The resilience shown by the economy to interest rate cuts has supported the broader equity markets, with the Canadian benchmark index rising over 21.5% year-to-date. While several TSX stocks have appreciated significantly in value, goeasy (TSX:GSY) recently faced a sharp sell-off, eroding most of its gains.
goeasy stock has tumbled more than 24% in one month, largely due to a short-seller report from Jehoshaphat Research. The report accused the company of using accounting policies to inflate earnings and mask credit losses. In response, goeasy firmly rejected the allegations, calling them “false and malicious.” Management emphasized that the company’s consumer loan portfolio remains strong and reiterated confidence in its 2025 outlook.
While the controversy has undeniably weighed on investor sentiment, it has also created a compelling opportunity for long-term investors. With the stock trading well below recent highs, goeasy’s solid fundamentals and management confidence suggest that the sell-off could be overdone. With this background, let’s look at three reasons to consider buying this TSX stock like there’s no tomorrow.
Reason #1: goeasy to sustain double-digit growth
goeasy is a dominant player in Canada’s subprime lending market, consistently delivering strong financial results driven by higher loan originations and operational efficiency. The financial services provider’s revenue has grown at a compound annual growth rate (CAGR) of 22.7% in the last five years. At the same time, its earnings have increased at a CAGR of 23%. The lender’s solid sales and earnings have translated into significant capital gains.
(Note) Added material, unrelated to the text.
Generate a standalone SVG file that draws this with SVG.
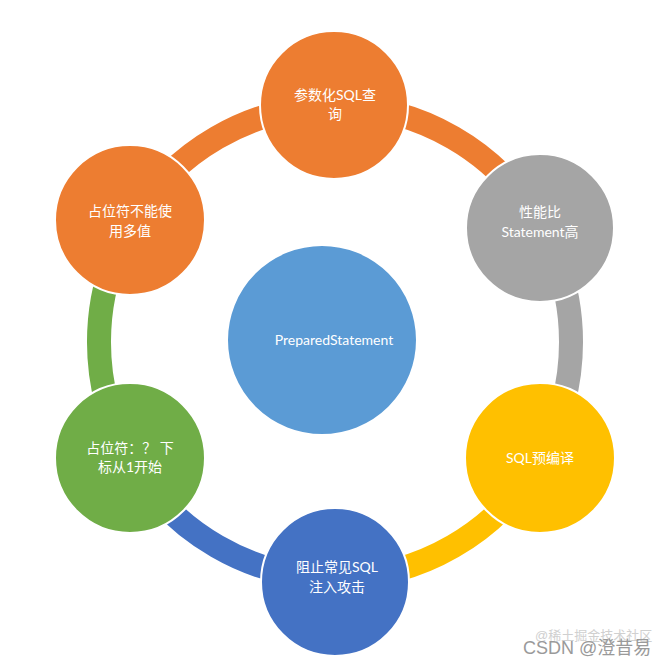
<svg xmlns="http://www.w3.org/2000/svg" width="669" height="666" viewBox="0 0 669 666">
<style>
.ring{fill:none;stroke-width:24;stroke-linecap:butt}
.node{stroke:#ffffff;stroke-width:2}
.lbl{font-family:Lato,"Noto Sans CJK SC",sans-serif;font-size:14px;fill:#ffffff;text-anchor:middle}
.wm{font-family:"Liberation Sans","Noto Sans CJK SC",sans-serif;text-anchor:start}
</style>
<rect width="669" height="666" fill="#ffffff"/>
<g id="connectors">
<path class="ring" stroke="#ED7D31" d="M335,106 A236,236 0 0 1 539.4,224"/>
<path class="ring" stroke="#A5A5A5" d="M539.4,224 A236,236 0 0 1 539.4,460"/>
<path class="ring" stroke="#FFC000" d="M539.4,460 A236,236 0 0 1 335,578"/>
<path class="ring" stroke="#4472C4" d="M335,578 A236,236 0 0 1 130.6,460"/>
<path class="ring" stroke="#70AD47" d="M130.6,460 A236,236 0 0 1 130.6,224"/>
<path class="ring" stroke="#ED7D31" d="M130.6,224 A236,236 0 0 1 335,106"/>
</g>
<g id="center">
<circle class="node" cx="322" cy="340" r="95" fill="#5B9BD5"/>
<text class="lbl" x="334" y="345" font-size="15.5">PreparedStatement</text>
</g>
<g id="n-param">
<circle class="node" cx="334" cy="105" r="74" fill="#ED7D31"/>
<text class="lbl" x="335" y="100">参数化SQL查</text>
<text class="lbl" x="335" y="119">询</text>
</g>
<g id="n-perf">
<circle class="node" cx="540" cy="228" r="74" fill="#A5A5A5"/>
<text class="lbl" x="540" y="217">性能比</text>
<text class="lbl" x="540" y="237">Statement高</text>
</g>
<g id="n-precompile">
<circle class="node" cx="540" cy="458" r="75" fill="#FFC000"/>
<text class="lbl" x="540" y="463">SQL预编译</text>
</g>
<g id="n-inject">
<circle class="node" cx="335" cy="582" r="74" fill="#4472C4"/>
<text class="lbl" x="337" y="572">阻止常见SQL</text>
<text class="lbl" x="337" y="592">注入攻击</text>
</g>
<g id="n-index">
<circle class="node" cx="130" cy="458" r="75" fill="#70AD47"/>
<text class="lbl" x="130" y="453">占位符：？ 下</text>
<text class="lbl" x="130" y="472">标从1开始</text>
</g>
<g id="n-multi">
<circle class="node" cx="130" cy="220" r="75" fill="#ED7D31"/>
<text class="lbl" x="130" y="216">占位符不能使</text>
<text class="lbl" x="130" y="236">用多值</text>
</g>
<g id="watermark">
<text class="wm" x="535" y="640" font-size="13" fill="#d0d0d0">@稀土掘金技术社区</text>
<text class="wm" x="523" y="654" font-size="18" fill="#9a9a9a">CSDN @澄昔易</text>
</g>
</svg>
goeasy expects its consumer loan portfolio to reach between $7.35 billion and $7.75 billion by 2027, providing a solid base for revenue growth. While the average yield on loans could dip slightly, this reflects a strategic pivot toward secured lending. Further, the company’s diversified funding base and expansion into new products and markets will likely support its top line.
The leverage from higher sales, steady credit and payment performance, and operating efficiency will cushion its bottom line, leading to a double-digit increase in its earnings.
Reason #2: goeasy is a solid dividend growth stock
goeasy is set to deliver strong revenue and earnings growth, which will likely lead to a recovery in its share price. At the same time, this subprime lender is likely to return significant cash to its shareholders through higher dividend payments.
GSY stock has paid dividends for 21 consecutive years. Moreover, it has increased its annual distributions for the past 11 years in a row.
Looking ahead, goeasy’s earnings could continue to grow at a double-digit rate, giving it the capacity to keep growing its dividend. As of October 9, goeasy’s shares closed at $160.19, representing a dividend yield of 3.6%. While that yield may not be very high, its reliability and consistent growth make it a solid choice for long-term investors who seek both income and capital appreciation.
Reason #3: goeasy stock is undervalued
The recent sell-off has driven goeasy’s valuation lower despite its ability to deliver solid financials. goeasy trades at 7.9 times its expected earnings for the next 12 months. This multiple is lower than its historical average. Further, goeasy stock also looks undervalued considering its double-digit earnings growth potential and a dividend yield of 3.6%.